I generally revisit this book every four years – every US campaign cycle. For half my life, the US election period has been a favourite spectator sport. I didn’t re-read it, last time around. Even Thompson gives a reason why:
How many more of these goddamn elections are we going to have to write off as lame but ‘regrettably necessary’ holding actions?
This time, I picked up a new edition on Kindle, with the above cover.
The first thing that strikes me is the thing that always strikes me on opening it, the thing I forget every time. You know how old tv shows now come with a content warning for outdated language and attitudes? I always, always forget how much Thompson threw the N-word around, how so many ostensibly liberal writers of the era did. I think it’s supposed to play like allyship, and perhaps it’s only the distance of decades that makes it hit absolutely not like that, and maybe also the complication that allies need to be chosen.
I still have issues using the word “queer,” despite the fact that my daughter identifies as queer, because I come from a period where it was a slur and it’s always going to have that connotation to me. My position is that I don’t get to use that word. I feel like Thompson maybe never had that conversation with himself, and never landed on the position that Ron Dellums got to use that word in public but Hunter Thompson didn’t.

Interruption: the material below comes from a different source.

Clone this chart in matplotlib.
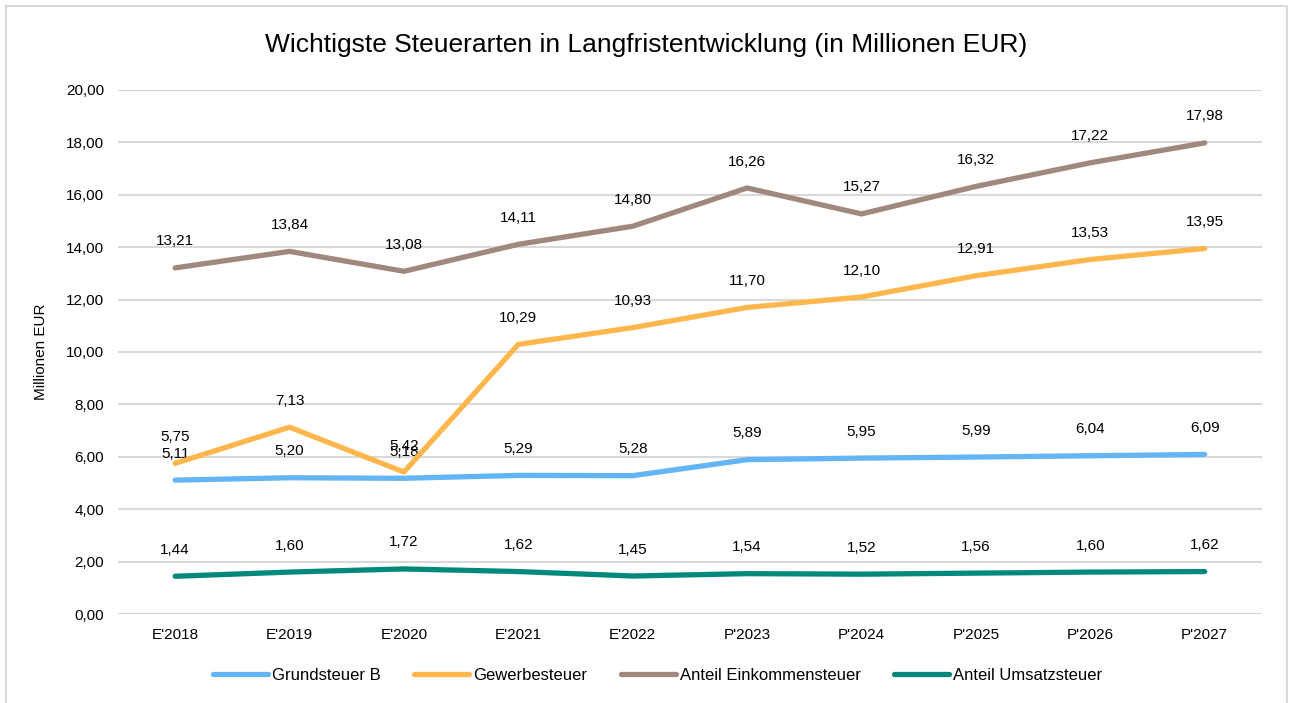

All that said: there are reasons why I re-read the book, and they include that Thompson did have insight:
Once they let you get away with running around for ten years like a king hoodlum, you tend to forget now and then that about half the people you meet live from one day to the next in a state of such fear and uncertainty that about half the time they honestly doubt their own sanity.
I mean, that’s a real thing. That’s recognition of privilege, and it lets you know he’s still in there. This is before Thompson went full human-cartoon: there was still an open mind and beating heart in there, no matter how imperfect, and a burning curiosity about other people’s lives and the systems they lived inside.
And that it remains eerily timeless.
The prevailing wisdom today is that any candidate in a standard-brand, two-party election will get about 40 percent of the vote.
The book is always a lesson in how very little ever seems to change in that system. (The UK system is its own exercise in hauntings.) 2020 was a bit of an outlier – biggest voter turn-out in 120 years, Biden 51% to Trump 46%.
This book also contains Thompson’s famous statement on objective journalism:
The only thing I ever saw that came close to Objective Journalism was a closed-circuit TV setup that watched shoplifters in the General Store at Woody Creek, Colorado. I always admired that machine, but I noticed that nobody paid much attention to it until one of those known, heavy, out-front shoplifters came into the place … but when that happened, everybody got so excited that the thief had to do something quick, like buy a green popsicle or a can of Coors and get out of the place immediately.
Pretty sure I stole that a hundred times.
I have a feeling I may be using this space to make notes on my re-read.